To do this without the functional calculus would be harder. You could start by observing that the operators $x$, $\bigl(\frac1m+x\bigr)^{-1}$ and $\bigl(\frac1n+x\bigr)^{-1}$ all commute with each other. Let $x_n = x \bigl(\frac{1}{n}+x\bigr)^{-1}$. If n>m then $x_n-x_m = \bigl(\frac1m-\frac1n\bigr)x\bigl(\frac{1}{m}+x\bigr)^{-1}\bigl(\frac{1}{n}+x\bigr)^{-1}$. The right side of that is a product of three commuting positive operators and is therefore positive. That shows that the sequence $(x_n)$ is monotone increasing.

To complete the proof, you need to know that $\|x_n\|\leqslant1$. This again is easy if you know a bit of spectral theory. In fact, it follows from the fact that $|f_n(t)|\leqslant1$ on $S$.

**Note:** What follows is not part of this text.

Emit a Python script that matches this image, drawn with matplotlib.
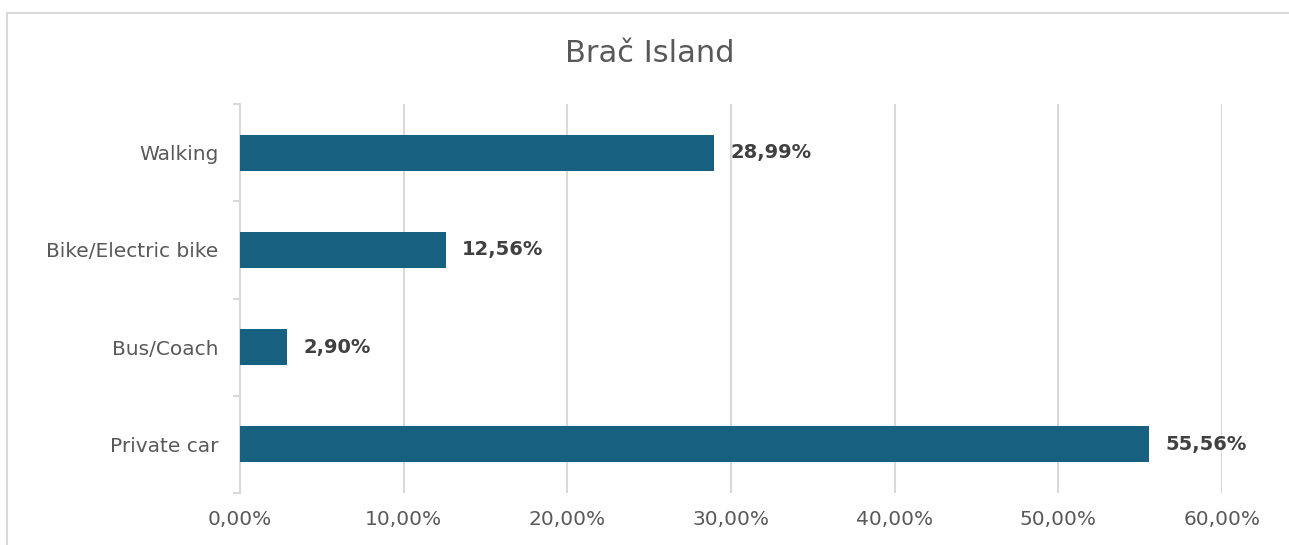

First, notice that $1-x_n = \bigl((\frac1n+x)-x\bigr)\bigl(\frac{1}{n}+x\bigr)^{-1} = \frac1n\bigl(\frac{1}{n}+x\bigr)^{-1}$. It follows that if $x\xi$ is in the range of $x$ (where $\xi\in H$) then $(1-x_n)x\xi = \frac1nx_n\xi\to0$ as $n\to\infty$. Thus $x_n\to 1$ strongly on the range of $x$ and hence (since $\|x_n\|\leqslant1$ for all n) on the closure of the range of $x$.

The orthogonal complement of the range of $x$ is the null space of $x$. So if $\eta$ is in that orthogonal complement then $x_n\eta = \bigl(\frac{1}{n}+x\bigr)^{-1}x\eta = 0$. Thus $x_n\to0$ strongly on the orthogonal complement of the range of $x$.

Put that all together to see that $x_n$ converges strongly to the range projection of $x$.